Tennis Lessons opens when you are three years old. Yes, you. We never find out your name, and we’re a bit hazy on what you look like, other than that you think you aren’t much to look at. Your self-esteem is low, and you think your body is disgusting. We don’t end up finding out that much about you, even though we are given access to so much, right down to your ingrown toenail. Even through this unusual narrative, we see ourselves in the heroine. She sees herself as a fuck-up who cannot have ‘normal’ friendships and whose parents’ marriage is falling apart literally in front of her eyes. But to me, well, she felt a lot like me.
Tennis Lessons is an incredibly relatable, poignant portrait of young womanhood.
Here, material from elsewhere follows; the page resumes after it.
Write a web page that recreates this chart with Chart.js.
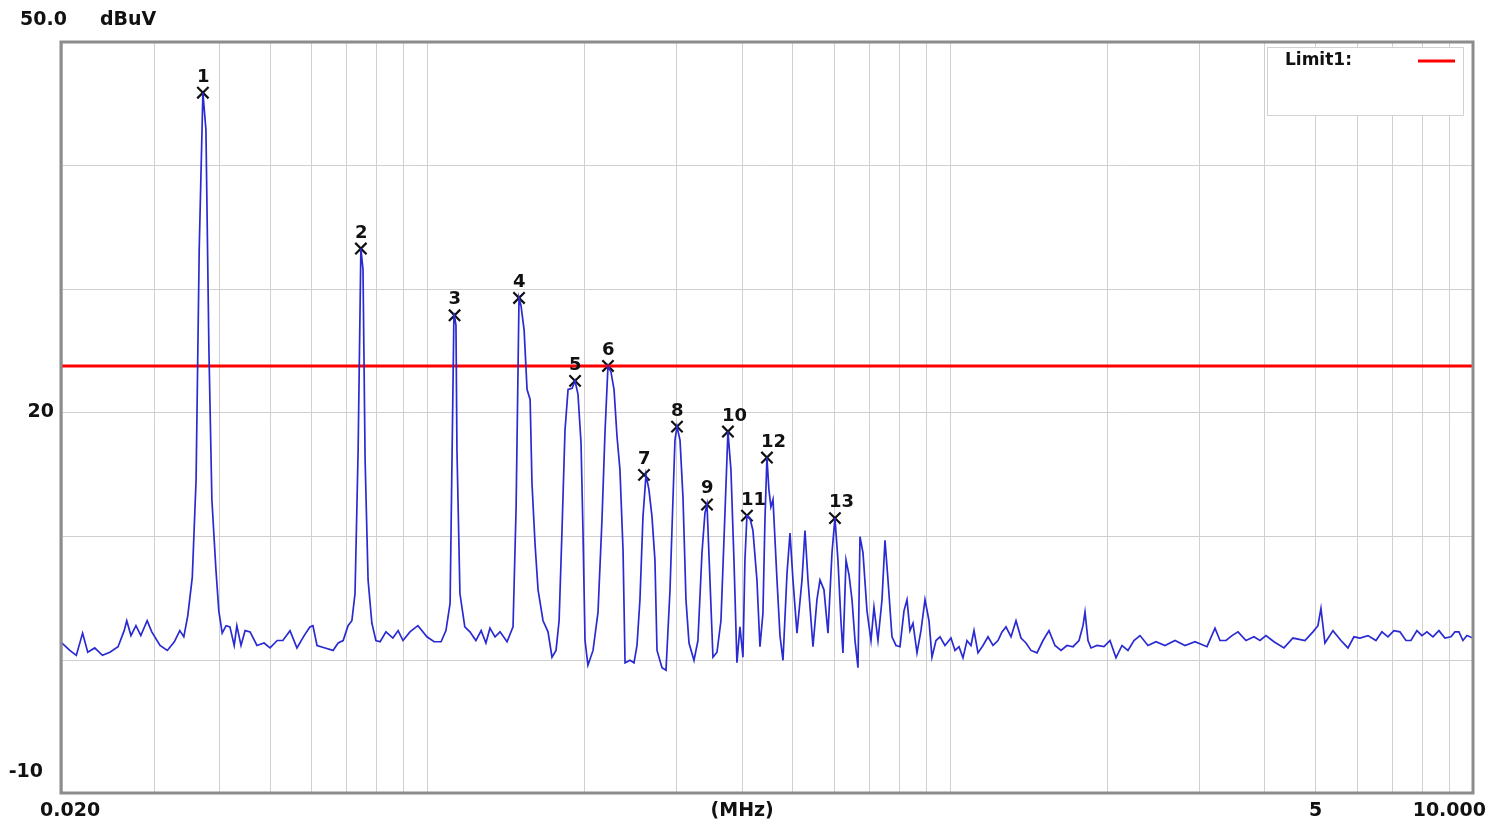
<!DOCTYPE html>
<html>
<head>
<meta charset="utf-8">
<script src="https://cdn.jsdelivr.net/npm/chart.js@4"></script>
<style>
  html, body { margin: 0; padding: 0; background: #fff; }
  #wrap { width: 1499px; height: 827px; position: relative; }
</style>
</head>
<body>
<div id="wrap"><canvas id="emi"></canvas></div>
<script>
// Sweep trace (MHz, dBuV)
const traceFreq = [
  0.0200,0.0207,0.0213,0.0219,0.0224,0.0231,0.0239,0.0247,0.0256,0.0263,
  0.0266,0.0271,0.0277,0.0283,0.0291,0.0297,0.0308,0.0318,0.0328,0.0336,
  0.0342,0.0348,0.0355,0.0361,0.0366,0.0372,0.0377,0.0382,0.0387,0.0394,
  0.0399,0.0405,0.0412,0.0419,0.0427,0.0432,0.0440,0.0448,0.0458,0.0472,
  0.0487,0.0500,0.0516,0.0529,0.0546,0.0563,0.0581,0.0596,0.0604,0.0615,
  0.0637,0.0660,0.0675,0.0690,0.0705,0.0717,0.0727,0.0737,0.0746,0.0753,
  0.0760,0.0770,0.0783,0.0797,0.0812,0.0833,0.0859,0.0879,0.0898,0.0926,
  0.0959,0.0998,0.1030,0.1062,0.1085,0.1105,0.1115,0.1124,0.1134,0.1139,
  0.1154,0.1179,0.1206,0.1238,0.1267,0.1294,0.1317,0.1347,0.1377,0.1420,
  0.1458,0.1478,0.1491,0.1497,0.1510,0.1531,0.1551,0.1572,0.1585,0.1607,
  0.1628,0.1664,0.1701,0.1731,0.1762,0.1786,0.1809,0.1833,0.1858,0.1891,
  0.1916,0.1941,0.1967,0.1984,0.2002,0.2028,0.2074,0.2120,0.2157,0.2186,
  0.2215,0.2245,0.2275,0.2305,0.2335,0.2367,0.2388,0.2441,0.2484,0.2517,
  0.2550,0.2584,0.2619,0.2653,0.2689,0.2724,0.2749,0.2810,0.2860,0.2911,
  0.2949,0.2975,0.3002,0.3042,0.3082,0.3123,0.3165,0.3235,0.3292,0.3351,
  0.3395,0.3426,0.3471,0.3517,0.3580,0.3643,0.3708,0.3757,0.3807,0.3858,
  0.3909,0.3961,0.4014,0.4049,0.4085,0.4139,0.4194,0.4269,0.4326,0.4383,
  0.4422,0.4461,0.4500,0.4540,0.4582,0.4663,0.4725,0.4788,0.4873,0.4938,
  0.5003,0.5092,0.5206,0.5275,0.5345,0.5464,0.5561,0.5635,0.5735,0.5837,
  0.5941,0.6019,0.6099,0.6180,0.6235,0.6320,0.6404,0.6489,0.6575,0.6662,
  0.6721,0.6810,0.6931,0.7055,0.7148,0.7275,0.7405,0.7503,0.7603,0.7738,
  0.7876,0.8016,0.8158,0.8267,0.8376,0.8488,0.8639,0.8792,0.8949,0.9108,
  0.9229,0.9393,0.9560,0.9773,1.0034,1.0213,1.0394,1.0579,1.0767,1.0958,
  1.1105,1.1302,1.1554,1.1811,1.2074,1.2343,1.2562,1.2786,1.3070,1.3361,
  1.3659,1.3963,1.4273,1.4656,1.5048,1.5451,1.5865,1.6290,1.6726,1.7174,
  1.7634,1.7948,1.8107,1.8347,1.8591,1.9089,1.9687,2.0214,2.0754,2.1310,
  2.1880,2.2466,2.3070,2.3896,2.4754,2.5754,2.6914,2.8126,2.9392,3.0988,
  3.2098,3.2812,3.3694,3.4596,3.5520,3.6792,3.8110,3.9130,4.0178,4.1618,
  4.3492,4.5250,4.7704,4.9414,5.0514,5.1186,5.2096,5.3966,5.5900,5.7652,
  5.9196,6.0782,6.2960,6.5218,6.6964,6.8754,7.0594,7.2482,7.4424,7.6082,
  7.8118,7.9858,8.1636,8.3824,8.6070,8.8372,9.0740,9.2352,9.3994,9.5666,
  9.7368,10.000
];
const traceLevel = [
  1.4,0.8,0.4,2.2,0.65,1.0,0.4,0.65,1.1,2.4,
  3.2,2.0,2.8,2.0,3.2,2.3,1.2,0.8,1.5,2.4,
  1.9,3.6,6.7,14.6,33.2,45.9,42.9,25.1,13.0,7.3,
  4.0,2.2,2.8,2.7,1.2,2.8,1.2,2.4,2.3,1.2,
  1.4,1.0,1.6,1.6,2.4,1.0,2.0,2.7,2.8,1.2,
  1.0,0.8,1.4,1.6,2.8,3.2,5.4,17.0,33.3,31.6,
  16.2,6.5,3.0,1.6,1.5,2.3,1.8,2.4,1.6,2.3,
  2.8,1.9,1.5,1.5,2.4,4.6,17.0,28.1,27.1,17.0,
  5.4,2.7,2.3,1.6,2.4,1.4,2.6,1.9,2.3,1.5,
  2.7,12.4,24.0,29.3,28.7,26.7,21.9,21.1,14.3,9.3,
  5.7,3.2,2.3,0.25,0.8,3.2,10.5,18.6,21.9,22.0,
  22.6,21.5,17.6,10.5,1.6,-0.4,0.8,3.9,11.3,18.4,
  23.8,23.3,21.9,18.1,15.4,8.9,-0.2,0.0,-0.2,1.2,
  4.9,11.6,15.0,13.8,11.6,8.1,0.8,-0.6,-0.8,5.7,
  13.0,17.8,18.9,17.8,13.2,4.9,1.4,0.0,1.6,8.7,
  11.9,12.6,6.5,0.25,0.65,3.2,11.9,18.5,15.4,8.1,
  -0.2,2.7,0.25,8.1,11.7,11.5,10.5,6.5,1.1,3.8,
  11.3,16.4,13.8,12.4,13.0,6.5,2.0,0.0,7.0,10.3,
  6.5,2.2,6.5,10.5,6.5,1.1,4.9,6.5,5.7,2.2,
  8.7,11.5,8.1,3.2,0.6,8.1,6.9,4.9,1.6,-0.6,
  10.0,8.7,4.0,1.6,4.3,1.6,4.9,9.7,6.5,1.9,
  1.2,1.1,4.0,4.9,2.4,3.0,0.6,2.4,4.9,3.2,
  0.25,1.6,1.9,1.2,1.8,0.8,1.1,0.2,1.6,1.2,
  2.4,0.6,1.2,1.9,1.2,1.6,2.3,2.7,1.9,3.2,
  1.8,1.4,0.8,0.6,1.6,2.4,1.2,0.8,1.2,1.1,
  1.6,2.8,3.9,1.6,1.0,1.2,1.1,1.6,0.2,1.2,
  0.8,1.6,2.0,1.2,1.5,1.2,1.6,1.2,1.5,1.1,
  2.6,1.6,1.6,2.0,2.3,1.6,1.9,1.6,2.0,1.5,
  1.0,1.8,1.6,2.3,2.8,4.2,1.4,2.4,1.6,1.0,
  1.9,1.8,2.0,1.6,2.3,1.9,2.4,2.3,1.6,1.6,
  2.4,2.0,2.3,1.9,2.4,1.8,1.9,2.3,2.3,1.6,
  2.0,1.8
];

// Peak markers
const markerLabels = ['1','2','3','4','5','6','7','8','9','10','11','12','13'];
const markerFreq  = [0.0372,0.0746,0.1127,0.1497,0.1916,0.2215,0.2596,0.3002,0.3426,0.3757,0.4085,0.4461,0.6019];
const markerLevel = [45.9,33.3,27.9,29.3,22.6,23.8,15.0,18.9,12.6,18.5,11.7,16.4,11.5];

// Limit line
const limitName = 'Limit1';
const limitLevel = 23.8;

// Axes
const xMin = 0.02, xMax = 10;
const yMin = -10.73, yMax = 50;
const xGrid = [0.02,0.03,0.04,0.05,0.06,0.07,0.08,0.09,0.1,0.2,0.3,0.4,0.5,0.6,0.7,0.8,0.9,1,2,3,4,5,6,7,8,9,10];
const yGrid = [-10,0,10,20,30,40,50];
const xLabelAt = [0.02, 0.4, 5, 10];
const xLabelText = ['0.020', '(MHz)', '5', '10.000'];
const yLabelAt = [20, -10];
const yLabelText = ['20', '-10'];
const yUnitTop = ['50.0', 'dBuV'];

const FONT = '"DejaVu Sans", "Liberation Sans", sans-serif';
const gridColor = '#d0d0d0';

const overlay = {
  id: 'overlay',
  afterDatasetsDraw(chart) {
    const { ctx, chartArea: a } = chart;
    ctx.save();
    // marker numbers
    const meta = chart.getDatasetMeta(2);
    ctx.font = 'bold 18px ' + FONT;
    ctx.fillStyle = '#111';
    ctx.textAlign = 'left';
    ctx.textBaseline = 'alphabetic';
    meta.data.forEach((pt, i) => ctx.fillText(markerLabels[i], pt.x - 6, pt.y - 11));

    // frame
    ctx.strokeStyle = '#8c8c8c';
    ctx.lineWidth = 3;
    ctx.strokeRect(a.left - 1, a.top, a.right - a.left + 1, a.bottom - a.top);

    // legend box
    ctx.fillStyle = '#fff';
    ctx.fillRect(1267, 47, 196, 68);
    ctx.strokeStyle = '#d2d2d2';
    ctx.lineWidth = 1;
    ctx.strokeRect(1267.5, 47.5, 196, 68);
    ctx.fillStyle = '#111';
    ctx.font = 'bold 17px ' + FONT;
    ctx.textBaseline = 'middle';
    ctx.fillText(limitName + ':', 1285, 61);
    ctx.strokeStyle = chart.data.datasets[1].borderColor;
    ctx.lineWidth = 3;
    ctx.beginPath(); ctx.moveTo(1418, 61); ctx.lineTo(1455, 61); ctx.stroke();
    ctx.restore();
  },
  afterDraw(chart) {
    const { ctx, scales: { x, y } } = chart;
    ctx.save();
    ctx.fillStyle = '#111';
    ctx.font = 'bold 19px ' + FONT;
    ctx.textBaseline = 'middle';
    // top-left unit text
    ctx.textAlign = 'left';
    ctx.fillText(yUnitTop[0], 20, 20);
    ctx.fillText(yUnitTop[1], 100, 20);
    // y labels
    ctx.textAlign = 'right';
    ctx.fillText(yLabelText[0], 54, y.getPixelForValue(yLabelAt[0]) - 1);
    ctx.fillText(yLabelText[1], 43, y.getPixelForValue(yLabelAt[1]) - 12);
    // x labels
    xLabelAt.forEach((v, i) => {
      const px = x.getPixelForValue(v);
      if (i === 0) { ctx.textAlign = 'left'; ctx.fillText(xLabelText[i], px - 22, 811); }
      else if (i === xLabelAt.length - 1) { ctx.textAlign = 'right'; ctx.fillText(xLabelText[i], px + 13, 811); }
      else { ctx.textAlign = 'center'; ctx.fillText(xLabelText[i], px, 811); }
    });
    ctx.restore();
  }
};

new Chart(document.getElementById('emi'), {
  type: 'line',
  data: {
    datasets: [
      {
        label: 'Trace',
        data: traceFreq.map((f, i) => ({ x: f, y: traceLevel[i] })),
        borderColor: '#2a2ad2',
        borderWidth: 1.7,
        pointRadius: 0,
        tension: 0
      },
      {
        label: limitName,
        data: [{ x: xMin, y: limitLevel }, { x: xMax, y: limitLevel }],
        borderColor: '#ff0000',
        borderWidth: 3,
        pointRadius: 0
      },
      {
        label: 'Markers',
        data: markerFreq.map((f, i) => ({ x: f, y: markerLevel[i] })),
        showLine: false,
        pointStyle: 'crossRot',
        pointRadius: 8,
        borderColor: '#111',
        borderWidth: 2.2
      }
    ]
  },
  options: {
    responsive: true,
    maintainAspectRatio: false,
    animation: false,
    devicePixelRatio: 1,
    layout: { padding: { top: 42, right: 26, left: 0, bottom: 0 } },
    plugins: { legend: { display: false }, tooltip: { enabled: false } },
    scales: {
      x: {
        type: 'logarithmic',
        min: xMin, max: xMax,
        afterBuildTicks: s => { s.ticks = xGrid.map(v => ({ value: v })); },
        afterFit: s => { s.height = 34; },
        ticks: { display: false },
        grid: { color: gridColor, lineWidth: 1, drawTicks: false },
        border: { display: false }
      },
      y: {
        min: yMin, max: yMax,
        afterBuildTicks: s => { s.ticks = yGrid.map(v => ({ value: v })); },
        afterFit: s => { s.width = 62; },
        ticks: { display: false },
        grid: {
          color: c => (c.tick && c.tick.value === -10) ? 'rgba(0,0,0,0)' : gridColor,
          lineWidth: 1, drawTicks: false
        },
        border: { display: false }
      }
    }
  },
  plugins: [overlay]
});
</script>
</body>
</html>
We follow the narrator – ‘you’ – from her childhood until her twenties, catching snippets every few months. Sometimes these snippets are banal, sometimes gross, and sometimes reflections of greater trauma. They are all formative to who ‘you’ are, and who you will become. From the bullying words from a classmate to difficult sex with men who ‘huff like badgers’, the reader is squeezed like toothpaste through the heroine’s late teen years and early twenties.
I found Tennis Lessons impossible to put down. It was a respite when we first went into lockdown and I couldn’t feel absorbed in many books or television shows. The snippets all build to a greater narrative about something bigger than a young woman’s mediocre life. We don’t need to see everything from her life to know what her life is about.
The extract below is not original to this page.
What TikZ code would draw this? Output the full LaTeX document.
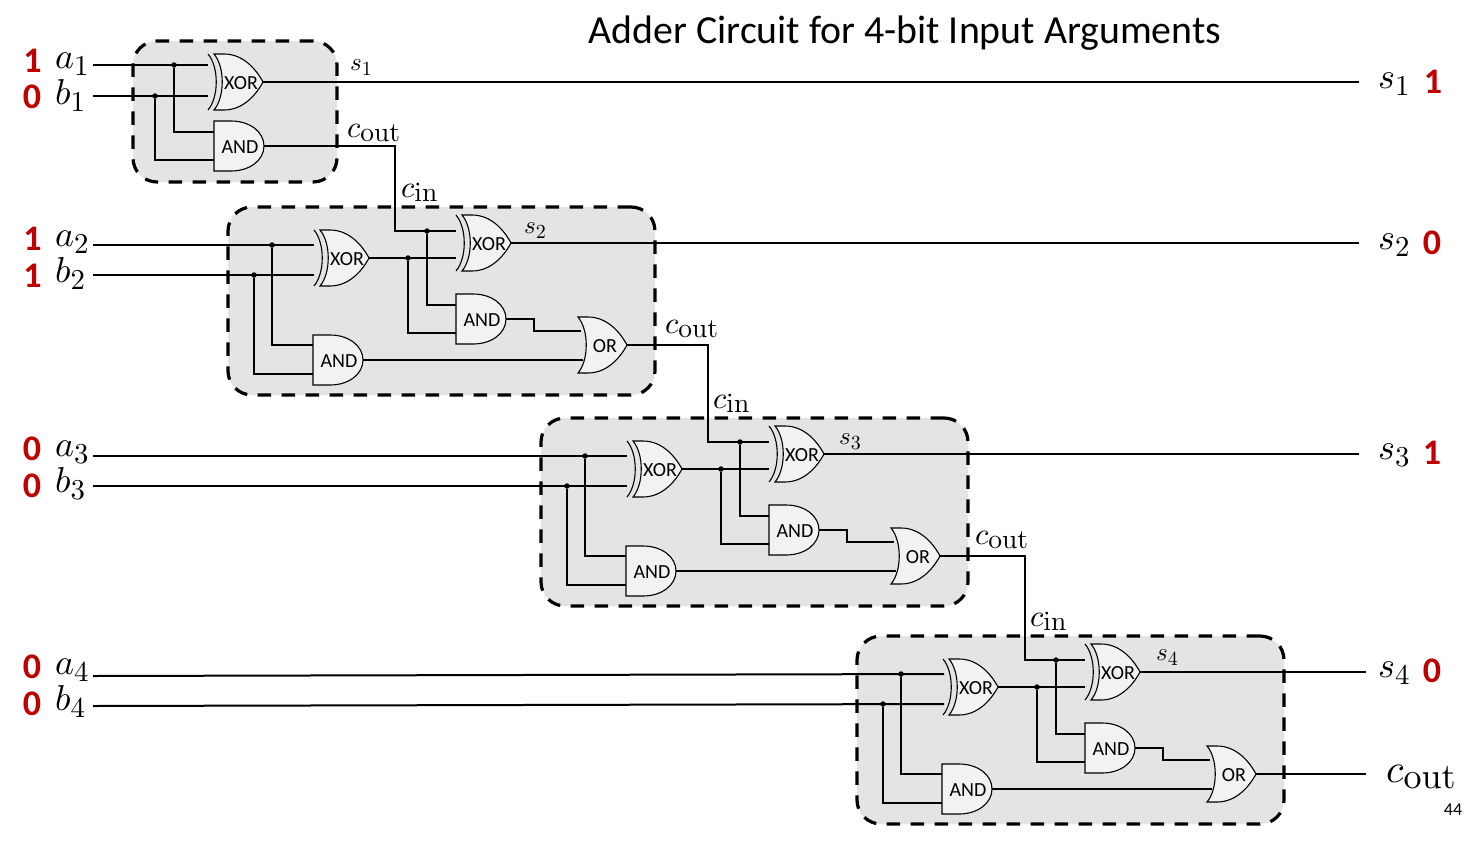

I was most struck by the depiction of care throughout the novel, which stood out against the thorns and the dinginess and the grotesque mundanity of the heroine’s reality. The way in which the narrator cares and is cared for by her mother. And especially the care between her and her best friend Rachael. The reader is treated to a beautiful intimacy between two young women, one of whom, despite being ‘you’, we know so little about. In one particularly memorable scene, the heroine joins Rachael in the bathtub where they talk about a former classmate’s wedding and Rachael’s own disappointing relationship with a man.
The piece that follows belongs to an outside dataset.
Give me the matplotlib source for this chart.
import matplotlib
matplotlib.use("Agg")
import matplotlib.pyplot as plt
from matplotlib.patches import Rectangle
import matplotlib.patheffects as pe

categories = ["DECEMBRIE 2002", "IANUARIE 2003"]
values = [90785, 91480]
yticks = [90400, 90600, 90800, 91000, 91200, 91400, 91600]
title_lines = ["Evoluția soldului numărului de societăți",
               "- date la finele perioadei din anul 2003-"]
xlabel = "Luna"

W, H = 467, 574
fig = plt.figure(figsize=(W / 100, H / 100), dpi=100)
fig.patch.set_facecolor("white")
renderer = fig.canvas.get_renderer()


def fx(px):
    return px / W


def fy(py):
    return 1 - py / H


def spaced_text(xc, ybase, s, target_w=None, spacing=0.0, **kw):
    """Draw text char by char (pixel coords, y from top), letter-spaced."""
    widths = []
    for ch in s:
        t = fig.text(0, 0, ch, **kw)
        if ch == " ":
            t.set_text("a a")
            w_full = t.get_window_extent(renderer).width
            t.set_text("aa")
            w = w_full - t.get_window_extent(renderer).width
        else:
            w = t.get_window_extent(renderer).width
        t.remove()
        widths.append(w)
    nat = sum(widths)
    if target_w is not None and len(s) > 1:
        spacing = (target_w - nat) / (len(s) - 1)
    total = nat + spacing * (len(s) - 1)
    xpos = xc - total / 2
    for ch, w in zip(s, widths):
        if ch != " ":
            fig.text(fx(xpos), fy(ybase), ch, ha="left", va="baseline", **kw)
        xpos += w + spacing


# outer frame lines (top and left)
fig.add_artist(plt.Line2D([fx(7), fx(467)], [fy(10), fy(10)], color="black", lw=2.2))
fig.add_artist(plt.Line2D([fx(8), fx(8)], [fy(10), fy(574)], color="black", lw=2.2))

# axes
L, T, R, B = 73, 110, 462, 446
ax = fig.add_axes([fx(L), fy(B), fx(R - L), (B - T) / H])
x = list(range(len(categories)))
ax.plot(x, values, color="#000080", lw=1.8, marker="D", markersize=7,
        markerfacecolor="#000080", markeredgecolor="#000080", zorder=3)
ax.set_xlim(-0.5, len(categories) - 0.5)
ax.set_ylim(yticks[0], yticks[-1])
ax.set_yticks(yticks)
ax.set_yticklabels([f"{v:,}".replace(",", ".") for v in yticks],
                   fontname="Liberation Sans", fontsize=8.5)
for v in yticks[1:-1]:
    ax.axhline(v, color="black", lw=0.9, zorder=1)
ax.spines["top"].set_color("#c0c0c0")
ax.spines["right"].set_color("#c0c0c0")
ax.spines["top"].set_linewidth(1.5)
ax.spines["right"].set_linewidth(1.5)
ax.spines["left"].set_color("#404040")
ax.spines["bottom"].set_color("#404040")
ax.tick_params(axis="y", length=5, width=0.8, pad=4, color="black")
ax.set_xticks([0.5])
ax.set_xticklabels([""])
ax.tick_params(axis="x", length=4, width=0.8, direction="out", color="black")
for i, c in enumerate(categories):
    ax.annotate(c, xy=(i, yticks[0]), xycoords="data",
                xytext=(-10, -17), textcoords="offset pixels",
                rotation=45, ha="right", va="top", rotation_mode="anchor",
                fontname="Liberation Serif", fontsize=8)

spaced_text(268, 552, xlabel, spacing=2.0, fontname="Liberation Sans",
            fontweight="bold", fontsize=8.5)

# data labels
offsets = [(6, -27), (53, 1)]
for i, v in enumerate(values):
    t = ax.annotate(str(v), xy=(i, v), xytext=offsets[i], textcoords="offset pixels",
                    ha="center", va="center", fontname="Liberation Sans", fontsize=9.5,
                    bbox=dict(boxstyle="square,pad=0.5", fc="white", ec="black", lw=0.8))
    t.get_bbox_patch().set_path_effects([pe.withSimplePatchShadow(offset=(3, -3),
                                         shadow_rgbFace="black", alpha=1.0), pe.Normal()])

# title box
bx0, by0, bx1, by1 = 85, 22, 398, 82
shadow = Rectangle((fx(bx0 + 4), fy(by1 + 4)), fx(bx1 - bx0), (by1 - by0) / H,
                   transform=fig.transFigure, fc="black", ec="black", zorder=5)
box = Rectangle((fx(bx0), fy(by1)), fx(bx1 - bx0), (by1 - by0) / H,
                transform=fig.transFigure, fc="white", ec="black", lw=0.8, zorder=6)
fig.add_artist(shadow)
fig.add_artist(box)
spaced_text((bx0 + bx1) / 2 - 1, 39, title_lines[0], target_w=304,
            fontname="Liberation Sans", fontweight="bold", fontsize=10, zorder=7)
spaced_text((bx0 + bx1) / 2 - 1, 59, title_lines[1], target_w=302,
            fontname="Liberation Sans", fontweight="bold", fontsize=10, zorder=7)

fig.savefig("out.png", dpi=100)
And even throughout the heartbreak of growing up, of seeing parents as flawed human beings for the first time, of being bullied and then befriending the bully, the disgusting ingrown toenail (it is a constant), the heroine is incredibly charming. There is so much to laugh about in her not-very-good life. One particular scene that made me laugh out loud happens when Rachael and the heroine end up at a classmate’s engagement drinks in which they end up in an argument with two devout Christian men about the recent abortion law change in Ireland which culminates in the heroine whispering, ‘I love killing babies,’ and winking. Her dark humour is a constant throughout, and in this moment, you see why Rachael and her friendship is so strong. Even while Rachael is mortified, the heroine is playing these men for Rachael’s amusement. There is care in her every action, even her most subversive, and in many ways that is what Tennis Lessons is about.